4.24.2003

Jonathan writes:
"We can't say we are getting to what the Greeks were really about: we can only
substitute another representation of Greekness for one we see as outmoded or
stereotypical."

But see Peter Murphy's essay cited below. Ionian polis/poiesis architecture, stemming from Hippodamus and others:
1) designed new city spaces (colonies) which allowed mingling of heterogeneous populations of strangers, because they were based on the universal "justice", or mathematical proportions, of the cosmos - creating the artifice of civilized life;
2) followed nature (phusis) not by simple imitation but by creative estrangement - the "truthful lie" - the lie that reveals both its genealogy & its dependence on something more fundamental than genealogy (these same cosmic proportions). The example here is civic architecture, in which marble pillars & other architectural forms are meant to resemble, without copying exactly, the elements of the simple wooden hut or original dwelling.

Basically Murphy argues that all the nationalistic & historicist neo-Classical revivals of the 19th century missed the point, both by asserting the tribe or nation as opposed to the civic & cosmopolitan, and by thinking that appropriating Greek style was a "historical" process, when the Greeks themselves showed that the Classical is an imitation of nature itself on a more basic level, the image of universal proportion evoked from opposing forces.
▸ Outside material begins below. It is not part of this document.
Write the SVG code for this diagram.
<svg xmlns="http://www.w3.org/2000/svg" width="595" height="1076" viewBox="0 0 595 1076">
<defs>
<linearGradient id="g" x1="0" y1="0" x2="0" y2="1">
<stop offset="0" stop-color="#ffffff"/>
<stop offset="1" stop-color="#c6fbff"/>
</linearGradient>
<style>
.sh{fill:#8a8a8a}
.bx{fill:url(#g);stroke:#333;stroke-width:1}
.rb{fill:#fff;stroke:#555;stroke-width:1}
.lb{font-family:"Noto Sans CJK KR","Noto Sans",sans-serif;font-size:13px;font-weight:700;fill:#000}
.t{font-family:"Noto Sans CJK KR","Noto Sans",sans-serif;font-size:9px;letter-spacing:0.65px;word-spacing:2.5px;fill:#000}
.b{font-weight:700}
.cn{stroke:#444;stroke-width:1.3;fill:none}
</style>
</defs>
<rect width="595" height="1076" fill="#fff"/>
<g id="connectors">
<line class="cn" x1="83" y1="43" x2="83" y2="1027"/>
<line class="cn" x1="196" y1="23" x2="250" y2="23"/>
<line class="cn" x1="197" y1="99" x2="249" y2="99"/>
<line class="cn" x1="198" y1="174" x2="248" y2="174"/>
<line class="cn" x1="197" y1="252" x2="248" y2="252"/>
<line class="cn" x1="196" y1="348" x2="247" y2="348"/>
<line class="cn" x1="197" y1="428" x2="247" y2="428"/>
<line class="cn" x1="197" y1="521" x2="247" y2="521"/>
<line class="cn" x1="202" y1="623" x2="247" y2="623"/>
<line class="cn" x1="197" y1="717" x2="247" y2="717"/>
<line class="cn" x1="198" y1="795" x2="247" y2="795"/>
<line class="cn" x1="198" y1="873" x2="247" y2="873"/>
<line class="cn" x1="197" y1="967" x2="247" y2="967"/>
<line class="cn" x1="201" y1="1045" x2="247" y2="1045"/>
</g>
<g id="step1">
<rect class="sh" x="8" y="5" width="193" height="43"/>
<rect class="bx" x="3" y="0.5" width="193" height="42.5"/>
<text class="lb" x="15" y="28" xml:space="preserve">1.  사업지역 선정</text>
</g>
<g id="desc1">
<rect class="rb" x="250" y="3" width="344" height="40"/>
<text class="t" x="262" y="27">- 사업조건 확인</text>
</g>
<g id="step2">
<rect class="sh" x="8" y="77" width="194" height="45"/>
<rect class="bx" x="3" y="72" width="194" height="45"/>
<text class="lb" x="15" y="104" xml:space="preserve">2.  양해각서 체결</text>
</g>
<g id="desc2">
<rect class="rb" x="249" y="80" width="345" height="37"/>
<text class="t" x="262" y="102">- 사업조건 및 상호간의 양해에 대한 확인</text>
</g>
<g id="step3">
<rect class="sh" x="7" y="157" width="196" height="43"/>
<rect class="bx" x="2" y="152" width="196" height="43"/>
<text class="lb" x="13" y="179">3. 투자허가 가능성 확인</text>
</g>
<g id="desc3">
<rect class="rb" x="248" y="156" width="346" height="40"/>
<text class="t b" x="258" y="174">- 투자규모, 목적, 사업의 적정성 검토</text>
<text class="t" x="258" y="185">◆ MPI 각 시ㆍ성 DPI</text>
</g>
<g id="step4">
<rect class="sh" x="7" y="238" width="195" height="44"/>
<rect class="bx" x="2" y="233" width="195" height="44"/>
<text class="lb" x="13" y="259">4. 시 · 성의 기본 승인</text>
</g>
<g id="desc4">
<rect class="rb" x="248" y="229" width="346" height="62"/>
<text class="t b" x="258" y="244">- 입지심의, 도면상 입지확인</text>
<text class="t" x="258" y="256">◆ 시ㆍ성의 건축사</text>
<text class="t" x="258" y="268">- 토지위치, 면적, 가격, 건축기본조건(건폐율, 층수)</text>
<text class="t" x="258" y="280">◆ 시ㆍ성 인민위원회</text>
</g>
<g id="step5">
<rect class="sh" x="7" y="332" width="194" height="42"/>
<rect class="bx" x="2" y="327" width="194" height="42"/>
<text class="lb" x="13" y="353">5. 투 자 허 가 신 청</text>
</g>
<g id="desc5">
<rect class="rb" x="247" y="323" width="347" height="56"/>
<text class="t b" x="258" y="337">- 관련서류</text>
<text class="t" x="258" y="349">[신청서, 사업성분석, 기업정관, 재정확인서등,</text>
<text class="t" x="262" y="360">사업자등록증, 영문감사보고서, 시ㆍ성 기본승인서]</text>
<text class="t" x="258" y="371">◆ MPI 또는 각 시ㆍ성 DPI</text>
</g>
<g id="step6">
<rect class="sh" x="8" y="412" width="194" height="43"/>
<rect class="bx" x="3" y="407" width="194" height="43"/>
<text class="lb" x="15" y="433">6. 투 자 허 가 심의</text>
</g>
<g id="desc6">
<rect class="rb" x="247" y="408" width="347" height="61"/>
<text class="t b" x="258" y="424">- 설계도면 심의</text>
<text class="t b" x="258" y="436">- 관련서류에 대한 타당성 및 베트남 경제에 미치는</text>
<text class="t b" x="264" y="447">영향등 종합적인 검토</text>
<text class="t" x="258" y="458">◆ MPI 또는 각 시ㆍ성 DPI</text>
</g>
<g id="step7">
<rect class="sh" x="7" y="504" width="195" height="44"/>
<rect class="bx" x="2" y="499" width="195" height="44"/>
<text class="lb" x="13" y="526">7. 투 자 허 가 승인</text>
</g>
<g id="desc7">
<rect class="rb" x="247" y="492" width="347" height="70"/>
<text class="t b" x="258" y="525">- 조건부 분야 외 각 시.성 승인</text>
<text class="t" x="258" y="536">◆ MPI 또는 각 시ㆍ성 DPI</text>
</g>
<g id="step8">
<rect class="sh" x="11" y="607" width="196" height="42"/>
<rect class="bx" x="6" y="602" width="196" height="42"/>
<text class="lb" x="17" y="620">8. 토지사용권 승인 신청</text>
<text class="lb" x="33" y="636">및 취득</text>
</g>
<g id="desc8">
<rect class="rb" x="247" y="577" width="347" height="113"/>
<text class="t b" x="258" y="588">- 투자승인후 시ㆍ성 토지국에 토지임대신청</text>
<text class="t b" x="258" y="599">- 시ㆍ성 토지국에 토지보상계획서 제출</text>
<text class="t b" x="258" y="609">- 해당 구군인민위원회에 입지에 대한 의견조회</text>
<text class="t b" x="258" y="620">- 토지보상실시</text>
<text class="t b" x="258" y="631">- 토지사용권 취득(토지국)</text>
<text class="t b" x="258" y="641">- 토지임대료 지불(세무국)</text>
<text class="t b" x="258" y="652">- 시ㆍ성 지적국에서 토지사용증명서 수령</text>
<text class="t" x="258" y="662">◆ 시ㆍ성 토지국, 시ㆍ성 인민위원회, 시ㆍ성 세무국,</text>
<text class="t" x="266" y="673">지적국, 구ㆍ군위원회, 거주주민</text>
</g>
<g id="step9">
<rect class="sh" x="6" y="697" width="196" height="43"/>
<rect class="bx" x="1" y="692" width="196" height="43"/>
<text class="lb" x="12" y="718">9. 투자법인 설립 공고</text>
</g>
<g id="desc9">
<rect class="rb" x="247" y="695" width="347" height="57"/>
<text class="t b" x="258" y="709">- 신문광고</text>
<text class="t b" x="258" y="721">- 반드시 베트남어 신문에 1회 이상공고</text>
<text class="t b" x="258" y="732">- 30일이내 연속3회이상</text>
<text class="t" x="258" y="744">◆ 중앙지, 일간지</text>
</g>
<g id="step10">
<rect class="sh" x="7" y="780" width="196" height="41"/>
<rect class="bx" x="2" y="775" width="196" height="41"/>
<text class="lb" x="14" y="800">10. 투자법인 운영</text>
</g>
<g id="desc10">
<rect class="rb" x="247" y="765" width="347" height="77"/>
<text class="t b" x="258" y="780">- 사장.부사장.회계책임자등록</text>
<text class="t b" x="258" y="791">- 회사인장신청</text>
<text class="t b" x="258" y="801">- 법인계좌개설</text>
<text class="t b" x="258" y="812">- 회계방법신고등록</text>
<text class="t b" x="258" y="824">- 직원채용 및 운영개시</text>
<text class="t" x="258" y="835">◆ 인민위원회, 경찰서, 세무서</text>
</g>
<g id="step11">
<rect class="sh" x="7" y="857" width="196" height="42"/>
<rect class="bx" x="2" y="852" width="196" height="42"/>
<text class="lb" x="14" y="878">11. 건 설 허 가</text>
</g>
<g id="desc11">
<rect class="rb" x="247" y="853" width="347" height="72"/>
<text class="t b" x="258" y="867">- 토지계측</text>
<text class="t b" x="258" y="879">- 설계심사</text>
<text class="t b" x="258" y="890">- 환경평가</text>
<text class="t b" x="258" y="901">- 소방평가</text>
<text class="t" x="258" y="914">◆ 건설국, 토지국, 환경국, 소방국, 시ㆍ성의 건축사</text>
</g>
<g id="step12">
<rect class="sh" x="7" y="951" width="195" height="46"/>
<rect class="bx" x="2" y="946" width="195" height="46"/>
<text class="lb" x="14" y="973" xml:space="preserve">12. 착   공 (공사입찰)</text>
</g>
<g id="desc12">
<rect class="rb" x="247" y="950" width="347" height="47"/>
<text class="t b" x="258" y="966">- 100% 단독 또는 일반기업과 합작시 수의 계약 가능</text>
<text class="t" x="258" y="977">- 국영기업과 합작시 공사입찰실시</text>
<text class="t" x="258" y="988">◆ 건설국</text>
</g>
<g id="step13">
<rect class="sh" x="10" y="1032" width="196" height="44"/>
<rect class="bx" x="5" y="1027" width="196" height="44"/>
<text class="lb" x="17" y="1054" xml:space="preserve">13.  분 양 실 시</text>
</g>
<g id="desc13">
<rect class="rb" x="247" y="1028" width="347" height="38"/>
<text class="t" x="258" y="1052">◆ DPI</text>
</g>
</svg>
The essay explores how the loss of "polis"-design has consequences for political formations (when politics devolves from free participation & creative collaboration into various forms of patronage & anomie ).

Anyway, the implications of the essay are that it MIGHT be possible, in a way, to get at what the Greeks were really about - because they were getting at aspects of civilization & civic life which are truly universal (in a sort of "physical", scientific, "urban planning" sense).

Jonathan's comment is, on the one hand, true in the Greek sense (of producing a "truthful lie" for a different historical era); on the other hand, if we produce a "truthful lie" based on universal creative design in nature, we ARE getting at what the Greeks were really about. Both and.